Le Conseil de l'Europe dispose d'une arme « nucléaire », trop puissante pour être souvent utilisée : l'exclusion, comme celle de la Grèce des colonels. La Russie, devant les événements en Tchétchénie, n'a cependant pas été exclue comme certains le réclamaient. La Hongrie prend depuis deux ans des décisions incompatibles avec les valeurs du Conseil de l'Europe, mais rien ne se passe...

Les Cours de Strasbourg et de Luxembourg se réunissent régulièrement et s'efforcent d'harmoniser leurs jurisprudences. Aux termes du traité de Lisbonne entré en vigueur le 14 décembre 2009, l'Union européenne a, en tant que telle, adhéré à la Convention. Pour rendre cette adhésion effective, il fallait l'accord des 47 membres, ce qui a été acquis avec le protocole 14. Comment l'Assemblée parlementaire va-t-elle élire le juge pour l'Union européenne ? Nous verrons. La crise de l'euro a mis au second plan cette question juridique. Dommage, car l'harmonisation est une bonne chose et il faut poursuivre la dynamique lancée.
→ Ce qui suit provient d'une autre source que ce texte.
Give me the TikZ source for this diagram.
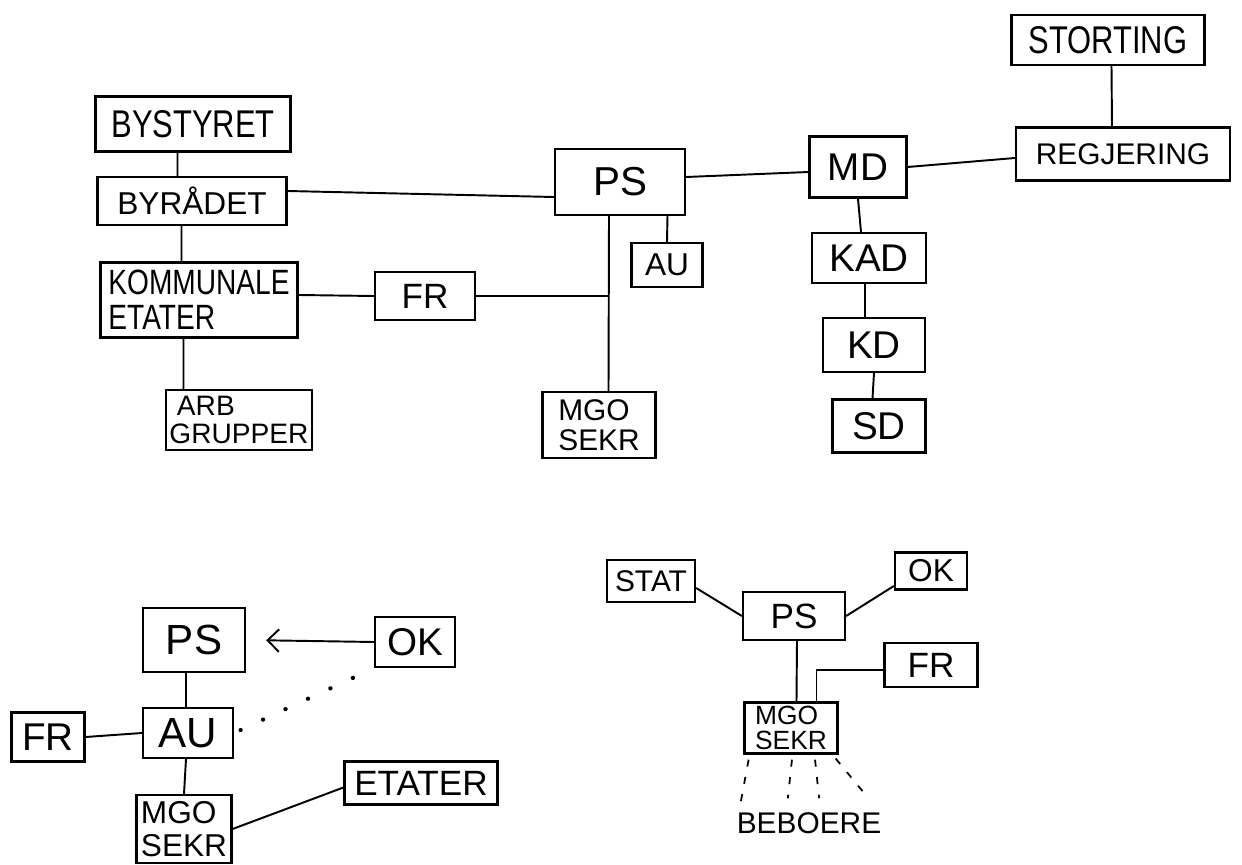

La CEDH a réalisé de grandes choses, elle a fait progresser les droits et libertés dans de nombreux pays. Renforçons son efficacité sans diminuer son rôle ! (Applaudissements)

M. Jean-Pierre Sueur , président.- Merci à notre invité. La commission des lois se penche, à l'heureuse initiative de MM. Gélard et Michel, sur une question fondamentale. Nous surveillerons ce qui se passera à Brighton et nous rendrons prochainement, sans doute en mai, à Strasbourg.